Flying business-class and $300 bartender fees were a few of the instances of University of Florida misappropriation of money granted by the National Science Foundation, an audit shows.
The audit done for the foundation contends that $640,723 had been inappropriately claimed between Oct. 1, 2016, and Sept. 31, 2019. The audit was the most recent for UF.
UF has contested many of the findings but has agreed to reimburse the foundation for some of the expenses.
The value of the items cited in the audit is a small fraction of the $137 million awarded to UF for research during the time period that was audited.
Still, the audit includes recommendations for how UF can improve its procedures for spending foundation money to ensure it is within the rules.
“UF did not have sufficient policies/procedures and internal controls in place to ensure that it only charged allowable expenses to NSF awards,” the audit states.
The bulk of the money — $412,363 — was in a category of UF failing to get foundation approval before transferring research with the awarded money to other institutions.
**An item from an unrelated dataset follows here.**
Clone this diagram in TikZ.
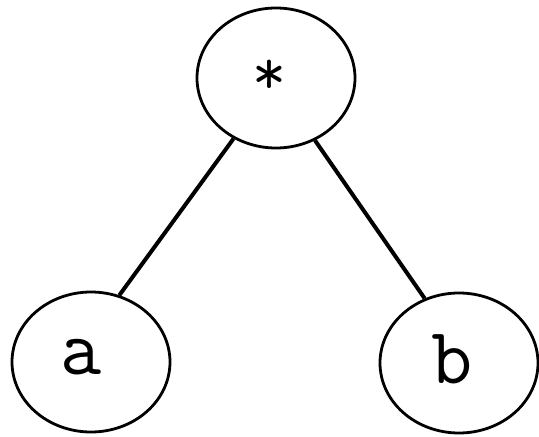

UF contends it did nothing wrong in this category.
“UF does not concur with this finding or the auditor’s recommendation to repay the questioned costs of $412,363,” UF wrote. “The funding was expended as proposed for the benefit of the projects in question and the research was coordinated and conducted by the key personnel named in the original proposal.”
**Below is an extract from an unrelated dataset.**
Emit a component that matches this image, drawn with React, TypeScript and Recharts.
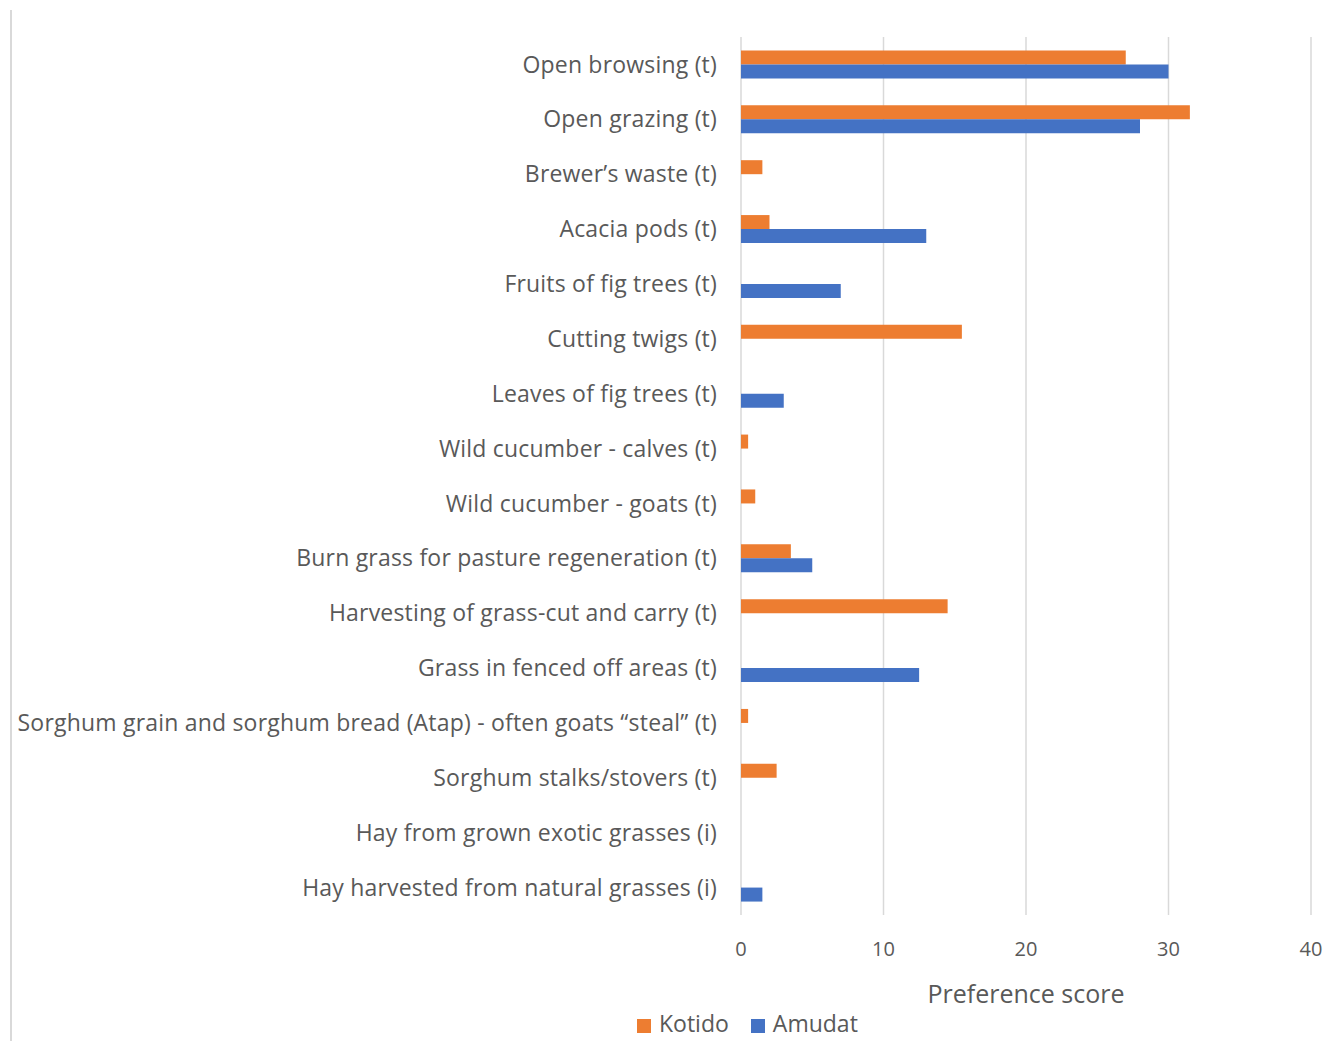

The audit found $113,816 in the category of unallowable expenses and $112,827 in inappropriately allocated expenses.
Among them were $3,856 for food and beverages to UF employees at a workshop, including $300 in bartender fees; and $6,584 for business-class airfare and $1,255 in lodging for an “accompanying person” whose travel did not relate to the work.
Auditors found several instances of grant money being inappropriately used to cover salary or fringe benefit expenses.
Also noted were several instances of travel or conference registration fees for people who did not attend the foundation-sponsored events.
UF reimbursed the foundation for these expenses.
UF’s Vice President for Research David Norton said in an email statement to The Sun that the university disagreed with findings totaling $542,816.
“At present, UF is in the audit resolution process with the (foundation), where we seek to resolve these disputed findings,” he said. “Several of the findings on which UF agreed were addressed previously or post-audit by improved policy.”